Give the data a second time, exactly and in full.
** start Data extract **
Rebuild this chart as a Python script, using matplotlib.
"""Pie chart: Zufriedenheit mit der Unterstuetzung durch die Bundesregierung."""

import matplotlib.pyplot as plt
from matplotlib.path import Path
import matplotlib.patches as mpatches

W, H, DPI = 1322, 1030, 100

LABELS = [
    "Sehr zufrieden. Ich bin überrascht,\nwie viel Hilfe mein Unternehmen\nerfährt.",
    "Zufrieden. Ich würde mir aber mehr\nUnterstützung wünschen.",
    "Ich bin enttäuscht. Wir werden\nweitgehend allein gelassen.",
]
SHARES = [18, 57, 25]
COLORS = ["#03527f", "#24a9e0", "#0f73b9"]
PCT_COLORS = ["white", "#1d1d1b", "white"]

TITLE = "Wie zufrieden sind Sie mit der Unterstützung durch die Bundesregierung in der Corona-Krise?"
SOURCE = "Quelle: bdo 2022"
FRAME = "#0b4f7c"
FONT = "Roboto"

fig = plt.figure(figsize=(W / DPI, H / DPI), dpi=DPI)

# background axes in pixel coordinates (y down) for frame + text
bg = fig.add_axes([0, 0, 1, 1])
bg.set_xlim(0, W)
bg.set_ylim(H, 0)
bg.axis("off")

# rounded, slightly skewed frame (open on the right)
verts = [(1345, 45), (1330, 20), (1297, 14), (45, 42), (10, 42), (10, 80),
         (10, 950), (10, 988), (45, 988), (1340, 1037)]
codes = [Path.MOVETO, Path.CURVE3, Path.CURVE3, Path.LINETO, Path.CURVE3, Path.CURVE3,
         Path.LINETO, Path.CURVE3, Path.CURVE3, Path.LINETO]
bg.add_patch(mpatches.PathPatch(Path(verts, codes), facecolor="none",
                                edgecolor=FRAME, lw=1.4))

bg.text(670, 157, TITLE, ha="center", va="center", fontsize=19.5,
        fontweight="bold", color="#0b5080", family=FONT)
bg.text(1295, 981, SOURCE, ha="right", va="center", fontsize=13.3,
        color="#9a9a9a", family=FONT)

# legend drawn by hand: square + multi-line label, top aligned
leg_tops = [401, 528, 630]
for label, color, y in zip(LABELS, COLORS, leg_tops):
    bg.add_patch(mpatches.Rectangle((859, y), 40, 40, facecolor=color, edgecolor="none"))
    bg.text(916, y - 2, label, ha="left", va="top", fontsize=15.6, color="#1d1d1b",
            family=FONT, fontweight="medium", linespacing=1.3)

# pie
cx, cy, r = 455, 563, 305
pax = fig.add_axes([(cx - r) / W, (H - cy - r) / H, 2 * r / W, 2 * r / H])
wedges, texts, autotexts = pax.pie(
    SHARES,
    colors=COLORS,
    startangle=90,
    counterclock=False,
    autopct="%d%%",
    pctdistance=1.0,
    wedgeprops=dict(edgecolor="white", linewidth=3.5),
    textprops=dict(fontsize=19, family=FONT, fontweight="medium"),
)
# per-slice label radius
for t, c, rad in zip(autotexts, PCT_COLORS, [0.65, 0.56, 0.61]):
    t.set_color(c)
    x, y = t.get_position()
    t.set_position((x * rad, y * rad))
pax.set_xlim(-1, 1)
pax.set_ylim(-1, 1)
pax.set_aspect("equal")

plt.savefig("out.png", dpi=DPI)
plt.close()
** end Data extract **
Solution below.
Rebuild this chart as a Python script, using matplotlib.
"""Pie chart: Zufriedenheit mit der Unterstuetzung durch die Bundesregierung."""

import matplotlib.pyplot as plt
from matplotlib.path import Path
import matplotlib.patches as mpatches

W, H, DPI = 1322, 1030, 100

LABELS = [
    "Sehr zufrieden. Ich bin überrascht,\nwie viel Hilfe mein Unternehmen\nerfährt.",
    "Zufrieden. Ich würde mir aber mehr\nUnterstützung wünschen.",
    "Ich bin enttäuscht. Wir werden\nweitgehend allein gelassen.",
]
SHARES = [18, 57, 25]
COLORS = ["#03527f", "#24a9e0", "#0f73b9"]
PCT_COLORS = ["white", "#1d1d1b", "white"]

TITLE = "Wie zufrieden sind Sie mit der Unterstützung durch die Bundesregierung in der Corona-Krise?"
SOURCE = "Quelle: bdo 2022"
FRAME = "#0b4f7c"
FONT = "Roboto"

fig = plt.figure(figsize=(W / DPI, H / DPI), dpi=DPI)

# background axes in pixel coordinates (y down) for frame + text
bg = fig.add_axes([0, 0, 1, 1])
bg.set_xlim(0, W)
bg.set_ylim(H, 0)
bg.axis("off")

# rounded, slightly skewed frame (open on the right)
verts = [(1345, 45), (1330, 20), (1297, 14), (45, 42), (10, 42), (10, 80),
         (10, 950), (10, 988), (45, 988), (1340, 1037)]
codes = [Path.MOVETO, Path.CURVE3, Path.CURVE3, Path.LINETO, Path.CURVE3, Path.CURVE3,
         Path.LINETO, Path.CURVE3, Path.CURVE3, Path.LINETO]
bg.add_patch(mpatches.PathPatch(Path(verts, codes), facecolor="none",
                                edgecolor=FRAME, lw=1.4))

bg.text(670, 157, TITLE, ha="center", va="center", fontsize=19.5,
        fontweight="bold", color="#0b5080", family=FONT)
bg.text(1295, 981, SOURCE, ha="right", va="center", fontsize=13.3,
        color="#9a9a9a", family=FONT)

# legend drawn by hand: square + multi-line label, top aligned
leg_tops = [401, 528, 630]
for label, color, y in zip(LABELS, COLORS, leg_tops):
    bg.add_patch(mpatches.Rectangle((859, y), 40, 40, facecolor=color, edgecolor="none"))
    bg.text(916, y - 2, label, ha="left", va="top", fontsize=15.6, color="#1d1d1b",
            family=FONT, fontweight="medium", linespacing=1.3)

# pie
cx, cy, r = 455, 563, 305
pax = fig.add_axes([(cx - r) / W, (H - cy - r) / H, 2 * r / W, 2 * r / H])
wedges, texts, autotexts = pax.pie(
    SHARES,
    colors=COLORS,
    startangle=90,
    counterclock=False,
    autopct="%d%%",
    pctdistance=1.0,
    wedgeprops=dict(edgecolor="white", linewidth=3.5),
    textprops=dict(fontsize=19, family=FONT, fontweight="medium"),
)
# per-slice label radius
for t, c, rad in zip(autotexts, PCT_COLORS, [0.65, 0.56, 0.61]):
    t.set_color(c)
    x, y = t.get_position()
    t.set_position((x * rad, y * rad))
pax.set_xlim(-1, 1)
pax.set_ylim(-1, 1)
pax.set_aspect("equal")

plt.savefig("out.png", dpi=DPI)
plt.close()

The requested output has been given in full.